The school will instead expand the crops grown on its lands.
The Board of Trustees of Andrews University, a Seventh-day Adventist school in Berrien Springs, Michigan, United States, voted in its June 4, 2018, meeting to shift the focus of its overall Andrews University Farm operations, including a decision to formally close the Farm’s dairy operations by summer 2019.
With this decision, the University Farm will expand its focus on the food crops grown on its 750 acres of land. The University’s Farm began operations in 1901, and its Dairy started in 1907.
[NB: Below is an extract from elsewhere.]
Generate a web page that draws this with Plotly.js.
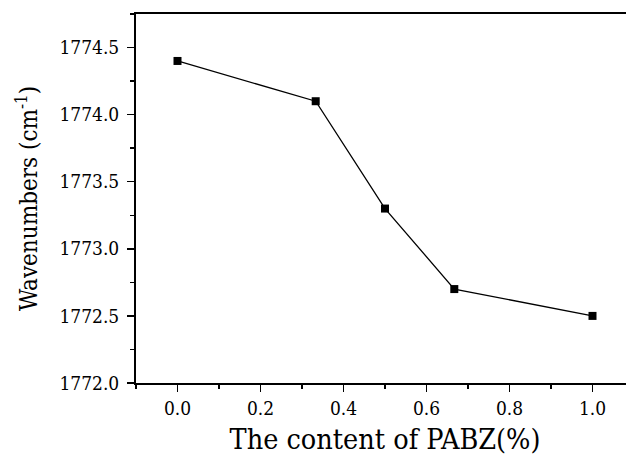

This decision was made following an extensive study of the Andrews University Dairy operations and the current marketplace for dairy products. That year-long detailed analysis led to the conclusion that it was unlikely there would be any potential turns in the dairy market that would bring the Dairy operations close to a breakeven situation. This follows more than three years of significant operating losses for the Dairy. Those losses, combined with the ongoing volatility of the dairy market, suggested the continued operation of the Dairy by Andrews University was too risky to sustain within the University’s ongoing operational budgets.
“This was a difficult decision to make about a significant part of Andrews University and its history,” says Andrea Luxton, president. “However, our need to be good stewards of the resources we have and to responsibly ensure stable finances for the University has led us to this decision.
“Our state-of-the-art Dairy has attempted to thrive in an environment where there has been an overall and very significant downturn in the dairy industry in recent years. The demand for milk and milk products has fallen nationally, dairy producers have increased their herd sizes, and now large distributors, such as Walmart, plan to create their mega-dairies. As a result, despite excellent management of our operations and expenses by our Dairy leadership, income from our Dairy has continued to drop considerably. This situation has meant very significant and real losses in our Dairy operations over the last three years, with no evidence that this will turn in a positive direction in the years to come.”
When the school first opened the Dairy in 1907, a small herd of 40 to 50 cows was milked by hand, and horse-powered machinery harvested the feed for the cattle. Over the years, the award-winning Holstein herd at the heart of the Dairy grew to more than 700 cattle. The operations were led by a full- and part-time staff of 15, with around 20 students helping to support the milking operations. With the closure of the Dairy operations in 2019, as many as four of the full-time staff will transfer to positions elsewhere in the University.
The milk produced by the Dairy is marketed by the Michigan Milk Producers Association Cooperative and, among other things, has been used to make ice cream and to help produce the artisan specialty cheeses created at Old Europe Cheese in Benton Harbor, Michigan.
The Dairy’s Holstein herd has received numerous awards over the years, including “High Herd in Milk Production” and “High Cow in Milk Production” awards from the Berrien County Herd Improvement Association.
The Dairy operations have also served as a valuable real-world academic and research resource for the University’s agriculture program and its dairy management coursework, as well as the animal husbandry concentration for the University’s Bachelor of Technology in agriculture.